I am a crime survivor. When I was 15 years old, a man tried to kidnap me. My first husband was murdered 20 days before I gave birth to our twins. My sister-in-law was killed by her domestic partner. When sheriffs, district attorneys and other opponents to criminal justice reform say they speak for crime victims, they do not speak for all of us. They do not speak for me.
They care about victims only until their cases are closed, then they’re done with us — until they need to exploit us for political reasons. I don’t want to be defined as a victim, and I’m not their poster child for a scare tactic. I am an advocate for criminal justice reform.
I believe that if people are rehabilitated and show redemptive qualities they should have the opportunity to be productive citizens. I support the early release of people on Nov. 1. It’s a sign that our state is finally embracing proven criminal justice reform practices that will reduce our prison population, save us money and keep our communities safer.

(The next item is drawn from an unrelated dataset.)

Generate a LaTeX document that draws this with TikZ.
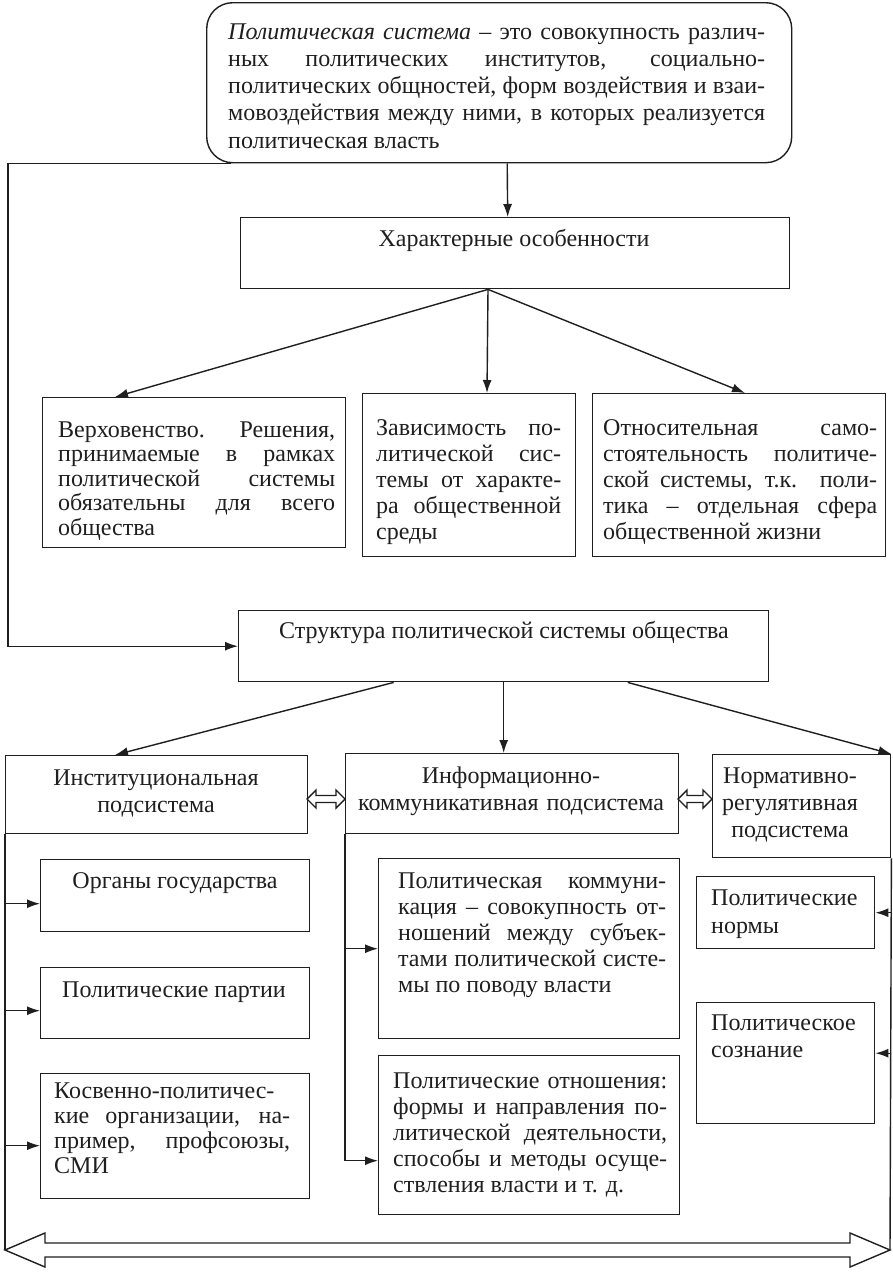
\documentclass[tikz,border=0pt]{standalone}
\usepackage{fontspec}
\setmainfont{Liberation Serif}
\usetikzlibrary{arrows.meta,calc}
\definecolor{ink}{gray}{0.12}
\newcommand\J[1]{\makebox[\linewidth][s]{#1}\\}
\newcommand\bx[5]{\node[box, minimum width={#4-#2}, minimum height={#5-#3}] (#1) at (#2,#3) {};}
\newcommand\hdbl[6]{\draw[conn] (#1,#3) -- ({#1+#6},{#3-#4}) -- ({#1+#6},{#3-#5}) -- ({#2-#6},{#3-#5}) -- ({#2-#6},{#3-#4}) -- (#2,#3) -- ({#2-#6},{#3+#4}) -- ({#2-#6},{#3+#5}) -- ({#1+#6},{#3+#5}) -- ({#1+#6},{#3+#4}) -- cycle;}
\begin{document}
\begin{tikzpicture}[x=1pt,y=-1pt,
  box/.style={draw=ink, line width=1.4pt, inner sep=0pt, anchor=north west},
  arr/.style={draw=ink, line width=1.4pt, -{Latex[length=13pt,width=9pt]}},
  conn/.style={draw=ink, line width=1.4pt, line join=miter},
  txt/.style={inner sep=0pt, text=ink, font=\fontsize{24}{26}\selectfont},
  jtxt/.style={txt, anchor=base west, align=justify},
  ctxt/.style={txt, anchor=base, align=center}]
\fill[white] (0,0) rectangle (892,1272);
\useasboundingbox (0,0) rectangle (892,1272);

% boxes
\node[box, rounded corners=26pt, minimum width=585, minimum height=160] (top) at (206,2) {};
\bx{ch}{240}{217}{789}{288}
\bx{b1}{42}{397}{345}{547}
\bx{b2}{362}{393}{575}{556}
\bx{b3}{592}{393}{885}{556}
\bx{st}{238}{610}{768}{681}
\bx{inst}{5}{755}{307}{833}
\bx{info}{345}{753}{678}{833}
\bx{norm}{712}{754}{890}{857}
\bx{org}{40}{859}{309}{931}
\bx{par}{40}{967}{309}{1038}
\bx{kos}{40}{1073}{309}{1198}
\bx{comm}{378}{858}{679}{1038}
\bx{rel}{378}{1055}{679}{1214}
\bx{nms}{696}{876}{874}{948}
\bx{cns}{696}{1002}{874}{1123}

% texts
\node[jtxt, text width=537pt, font=\fontsize{24}{27.25}\selectfont] (ttop) at (228,39)
 {\J{\textit{Политическая система} – это совокупность различ-}\J{ных политических институтов, социально-}\J{политических общностей, форм воздействия и взаи-}\J{мовоздействия между ними, в которых реализуется}политическая власть};
\node[ctxt] (tch) at (514,246) {Характерные особенности};
\node[jtxt, text width=277pt, font=\fontsize{24}{24.5}\selectfont] (tb1) at (58,437)
 {\J{Верховенство. Решения,}\J{принимаемые в рамках}\J{политической системы}\J{обязательны для всего}общества};
\node[jtxt, text width=185pt] (tb2) at (376,435.5)
 {\J{Зависимость по-}\J{литической сис-}\J{темы от характе-}\J{ра общественной}среды};
\node[jtxt, text width=274pt] (tb3) at (603,435.5)
 {\J{Относительная само-}\J{стоятельность политиче-}\J{ской системы, т.к. поли-}\J{тика – отдельная сфера}общественной жизни};
\node[ctxt] (tst) at (504,638) {Структура политической системы общества};
\node[ctxt, text width=290pt, font=\fontsize{24}{27}\selectfont] (tinst) at (156,785.5) {Институциональная\\подсистема};
\node[ctxt, text width=330pt, font=\fontsize{24}{27}\selectfont] (tinfo) at (511,783.5) {Информационно-\\коммуникативная подсистема};
\node[ctxt, text width=170pt, font=\fontsize{24}{27}\selectfont] (tnorm) at (790,783.5) {Нормативно-\\регулятивная\\подсистема};
\node[ctxt] (torg) at (175,888.5) {Органы государства};
\node[ctxt] (tpar) at (174,997.5) {Политические партии};
\node[jtxt, text width=236pt, font=\fontsize{24}{25}\selectfont] (tkos) at (54,1098.5)
 {\J{Косвенно-политичес-}\J{кие организации, на-}\J{пример, профсоюзы,}СМИ};
\node[jtxt, text width=268pt] (tcomm) at (398,888.5)
 {\J{Политическая коммуни-}\J{кация – совокупность от-}\J{ношений между субъек-}\J{тами политической систе-}мы по поводу власти};
\node[jtxt, text width=274pt] (trel) at (393,1088.5)
 {\J{Политические отношения:}\J{формы и направления по-}\J{литической деятельности,}\J{способы и методы осуще-}ствления власти и т. д.};
\node[jtxt, text width=160pt, align=left, font=\fontsize{24}{28}\selectfont] (tnms) at (711,905.5) {Политические\\нормы};
\node[jtxt, text width=160pt, align=left, font=\fontsize{24}{27}\selectfont] (tcns) at (711,1030.5) {Политическое\\сознание};

% connectors
\draw[arr] ($(top.south)+(8,0)$) -- ($(ch.north)+(-7.5,0)$);
\draw[arr] ($(ch.south west)+(248,0)$) -- ($(b1.north west)+(73,0)$);
\draw[arr] ($(ch.south west)+(248,0)$) -- ($(b2.north west)+(125,0)$);
\draw[arr] ($(ch.south west)+(248,0)$) -- ($(b3.north west)+(153,0)$);
\draw[arr] ($(top.south west)+(25,0)$) -| ($(st.west)+(-230,0)$) -- (st.west);
\draw[arr] ($(st.south)+(-110,0)$) -- ($(inst.north west)+(110,0)$);
\draw[arr] (st.south) -- (st.south |- info.north);
\draw[arr] ($(st.south)+(124,0)$) -- (norm.north east);

\coordinate (bl) at (5,1250);
\coordinate (br) at (890,1250);
\draw[conn] (inst.south west) -- (bl);
\draw[arr] ($(org.west)+(-35,8)$) -- ($(org.west)+(0,8)$);
\draw[arr] ($(par.west)+(-35,7.5)$) -- ($(par.west)+(0,7.5)$);
\draw[arr] ($(kos.west)+(-35,9.5)$) -- ($(kos.west)+(0,9.5)$);
\draw[arr] (info.south west) |- ($(rel.west)+(0,25.5)$);
\draw[arr] (comm.west -| info.west) -- (comm.west);
\draw[conn] (norm.south east) -- (br);
\draw[arr] (nms.east -| norm.east) -- (nms.east);
\draw[arr] ($(cns.east)+(16,-10)$) -- ($(cns.east)+(0,-10)$);

% double arrows
\hdbl{307}{345}{799}{9}{3.5}{9}
\hdbl{678}{712}{799}{9}{3.5}{9}
\hdbl{5}{890}{1250}{17}{7}{40}
\end{tikzpicture}
\end{document}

As a crime survivor who supports criminal justice reform, I am not an exception. I am the majority. A study by the Justice Policy Institute last year found that victims support investing less money in incarceration and more money in treatment programs and education. Six in 10 victims prefer shorter sentences so money can be reinvested into crime prevention and rehabilitation services.

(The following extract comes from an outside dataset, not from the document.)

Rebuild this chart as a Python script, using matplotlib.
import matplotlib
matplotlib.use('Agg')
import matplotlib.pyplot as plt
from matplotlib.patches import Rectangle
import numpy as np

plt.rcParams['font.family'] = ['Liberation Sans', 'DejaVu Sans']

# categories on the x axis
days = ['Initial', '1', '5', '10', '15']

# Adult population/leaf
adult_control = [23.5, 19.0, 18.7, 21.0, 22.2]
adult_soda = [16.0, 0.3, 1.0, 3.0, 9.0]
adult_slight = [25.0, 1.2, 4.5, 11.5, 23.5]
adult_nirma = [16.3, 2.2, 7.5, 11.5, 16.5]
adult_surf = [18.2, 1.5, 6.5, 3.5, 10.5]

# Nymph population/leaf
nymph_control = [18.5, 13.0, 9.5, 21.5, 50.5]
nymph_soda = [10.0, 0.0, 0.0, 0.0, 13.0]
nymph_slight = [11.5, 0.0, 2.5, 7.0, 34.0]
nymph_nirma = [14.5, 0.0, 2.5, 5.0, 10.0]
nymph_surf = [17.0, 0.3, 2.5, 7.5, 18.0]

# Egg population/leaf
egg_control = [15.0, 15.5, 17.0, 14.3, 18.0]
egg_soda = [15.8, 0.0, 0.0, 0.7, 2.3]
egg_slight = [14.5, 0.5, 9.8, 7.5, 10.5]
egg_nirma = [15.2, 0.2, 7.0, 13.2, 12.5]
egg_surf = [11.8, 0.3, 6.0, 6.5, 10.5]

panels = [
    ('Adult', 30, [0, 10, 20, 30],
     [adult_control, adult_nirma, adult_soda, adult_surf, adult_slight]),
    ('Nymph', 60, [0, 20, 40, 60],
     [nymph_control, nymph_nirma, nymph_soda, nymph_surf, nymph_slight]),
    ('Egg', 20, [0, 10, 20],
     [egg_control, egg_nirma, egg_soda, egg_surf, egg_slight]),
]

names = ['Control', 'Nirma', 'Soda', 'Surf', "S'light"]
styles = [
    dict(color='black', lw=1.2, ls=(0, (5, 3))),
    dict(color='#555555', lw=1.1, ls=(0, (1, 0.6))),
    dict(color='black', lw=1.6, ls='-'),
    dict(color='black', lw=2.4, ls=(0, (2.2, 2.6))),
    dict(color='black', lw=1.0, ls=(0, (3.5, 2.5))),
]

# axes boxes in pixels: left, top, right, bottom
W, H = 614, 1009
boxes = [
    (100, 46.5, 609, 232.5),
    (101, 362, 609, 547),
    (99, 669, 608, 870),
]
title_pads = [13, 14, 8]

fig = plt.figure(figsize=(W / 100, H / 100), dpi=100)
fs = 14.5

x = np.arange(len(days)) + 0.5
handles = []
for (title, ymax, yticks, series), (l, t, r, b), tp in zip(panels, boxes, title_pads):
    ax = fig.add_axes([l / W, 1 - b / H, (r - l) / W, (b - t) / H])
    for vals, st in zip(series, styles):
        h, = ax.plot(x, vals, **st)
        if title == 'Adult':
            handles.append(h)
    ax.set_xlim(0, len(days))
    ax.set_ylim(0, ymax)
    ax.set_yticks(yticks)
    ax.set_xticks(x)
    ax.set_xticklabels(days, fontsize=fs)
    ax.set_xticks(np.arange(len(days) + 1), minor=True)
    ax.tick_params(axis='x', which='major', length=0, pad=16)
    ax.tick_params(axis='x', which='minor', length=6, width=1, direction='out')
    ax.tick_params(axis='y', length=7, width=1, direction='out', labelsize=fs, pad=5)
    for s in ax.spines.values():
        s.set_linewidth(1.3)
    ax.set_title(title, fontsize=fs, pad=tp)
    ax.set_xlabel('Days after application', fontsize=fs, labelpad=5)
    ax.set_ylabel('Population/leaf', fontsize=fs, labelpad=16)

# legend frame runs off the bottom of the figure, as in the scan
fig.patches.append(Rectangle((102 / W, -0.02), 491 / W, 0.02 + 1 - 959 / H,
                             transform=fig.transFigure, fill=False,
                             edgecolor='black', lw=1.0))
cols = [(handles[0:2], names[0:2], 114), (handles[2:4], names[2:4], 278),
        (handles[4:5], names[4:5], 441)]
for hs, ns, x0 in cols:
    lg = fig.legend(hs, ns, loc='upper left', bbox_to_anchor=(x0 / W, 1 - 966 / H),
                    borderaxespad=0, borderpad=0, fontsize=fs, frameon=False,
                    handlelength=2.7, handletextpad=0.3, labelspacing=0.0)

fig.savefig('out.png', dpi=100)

Approximately 95 percent of those who go to prison will return to our communities. We can either set them up for success by providing re-entry programming, job training, education opportunities and practical living advice or we can set them up for failure by doing nothing. One of those options deters crime; the other perpetuates it. We are at a crossroads in Louisiana. As the incarceration capital of the world, we spend hundreds of millions of dollars each year to lock people up, but fail to provide adequate prison alternatives or rehabilitate those who are incarcerated. The criminal justice reform bills passed last session will reduce the prison population and save money that can be reinvested into programs to prevent crime in the first place as well as keep formerly incarcerated people from reoffending.
Criminal justice reform leads to less crime. Less crime means fewer victims.